Thursday, June 05, 2025

A metabarcoding mess and the importance of just looking at the data

How to cite: Page, R. (2025). A metabarcoding mess and the importance of just looking at the data. https://doi.org/10.59350/q2v8n-wc488

Here I summarise a few posts on Bluesky where I raised concerns about some metadabarcoding datasets that were highlighted by GBIF:

>3.4 million insect records based on DNA metabarcoding of bulk samples from #Sweden and #Madagascar have been mobilized to GBIF thanks to collaborative efforts of research institutions led by the #NaturhistoriskaRiksmuseet link

Looking at these datasets it’s clear that something is wrong.

Data

The datasets discussed are for CO1 Amplicon Sequence Variants from Madagascar, which are part of the Insect Biome Atlas project. The data is described in Miraldo et al. https://doi.org/10.1038/s41597-025-05151-0. There are two datasets for Madagascar:

  • CO1 Amplicon Sequence Variants of leaf litter arthropod communities collected at Malaise traps from the Insect Biome Atlas project in Madagascar https://doi.org/10.15468/pad7pc
  • CO1 Amplicon Sequence Variants of bulk arthropod samples (mild lysis) collected with Malaise traps from the Insect Biome Atlas project in Madagascar https://doi.org/10.15468/6u5rum

In case the data changes in the future I’ve made snapshots of the two datasets and uploaded them to Zenodo doi:10.5281/zenodo.15599342. The files I downloaded (https://doi.org/10.15468/dl.kwjyjt and https://doi.org/10.15468/dl.2p3z5q) are the GBIF annotated archives, hence they include the mapping between the taxonomic names and GBIF’s backbone taxonomy.

Problem

In browsing the data on GBIF I noticed some striking distribution patterns: insects normally found in Europe and/or North America were also turning up in Madagascar, based solely on these metabarcoding datasets. For example, Helina impuncta.

Helina impuncta

Metadata barcoding data can be a complicated beast, especially if you try and navigate the multiple databases that house metadata on the sampling program and the output of sequencing machines. For example, GBIF occurrence 5162479277 is linked to ENA record ERR12944764 which in turn has multiple identifier links:

Study Accession Sample Accession Experiment Accession Run Accession Tax Id
PRJEB61109 SAMEA115499645 ERX12317105 ERR12944764 1234904

What’s nice about the GBIF datasets that they wrap all this up into a single package that we can explore. BLASTing a few sequences in these datasets suggests that the identifications of these sequences were probably correct, so the source of the problematic maps lies elsewhere.

Lots of maps

I wrote a simple PHP script to read the GBIF dataset, aggregate the GBIF taxon ids (i.e., the GBIF taxa that the sequences were mapped to) and draw a map for each taxon (code is on GitHub) . These maps use GBIF’s maps API to retrieve a tile (256 x 256 pixels) showing the distribution of each taxon on a global map (i.e., zoom level 0 on a tiled web map). I overlay that on a GBIF base map tile (see Base Map Tiles), and dump the output as HTML.

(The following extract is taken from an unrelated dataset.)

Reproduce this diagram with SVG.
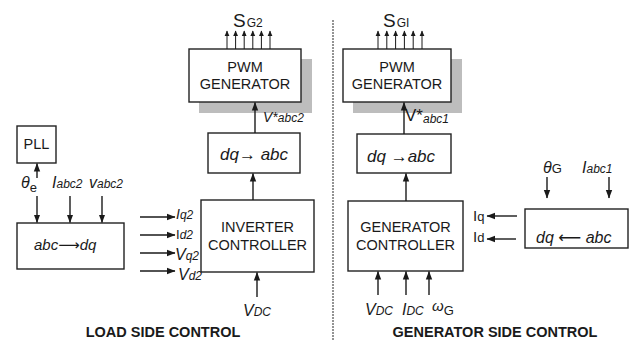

This is crude but gives a quick visual overview of the data. For the litter datasets there are a lot of these Euro-Madagascar distributions:

litter

For the malaise trap data the results look much more like what I’d expect, lots of taxa restricted to Madagascar.

malaise

But there are still examples of the problematic pattern mentioned above.

What happened?

In the paper describing the data there is a paragraph discussing contamination:

As part of data clean-up, it is usually advised to remove ASVs present in negative controls, or the maximum number of reads for those, from the entire dataset71. However, after careful inspection of our negative controls, we noticed that only a few ASVs were persistently showing up in control samples. The majority of ASVs seemed to be arthropod sequences that were present in the bulk samples, and also sporadically present in negative controls in relatively small numbers. This was presumably due to DNA spreading between samples through tiny droplets during sample processing, or to low-level of “index hopping”, leading to incorrect assignment of reads during sequencing, despite the use of double-unique indexes in library preparation72. link

The paper goes on to discuss possible examples of contamination. Looking at the results I suspect there has been a lot more contamination than the authors allow, especially for the litter dataset.

Summary

These results are preliminary, and I’ve contacted the authors of the paper to see if we can find out what happened. But for me the most obvious conclusions are:

  • Metabarcoding has the potential to generate a lot of spurious records that may negatively impact databases such as GBIF.
  • One of the great features of GBIF is that it enables you to simply look at the data. In an age of automated pipelines and big data I think visualisation is increasingly important. It’s often an easy way to discover that something is not as it should be.

References

Miraldo, A., Sundh, J., Iwaszkiewicz-Eggebrecht, E. et al. Data of the Insect Biome Atlas: a metabarcoding survey of the terrestrial arthropods of Sweden and Madagascar. Sci Data 12, 835 (2025). https://doi.org/10.1038/s41597-025-05151-0

Page, R. (2025). Snapshot of Insect Biome Atlas data for Madagascar from GBIF [Data set]. Zenodo. https://doi.org/10.5281/zenodo.15599342

Written with StackEdit.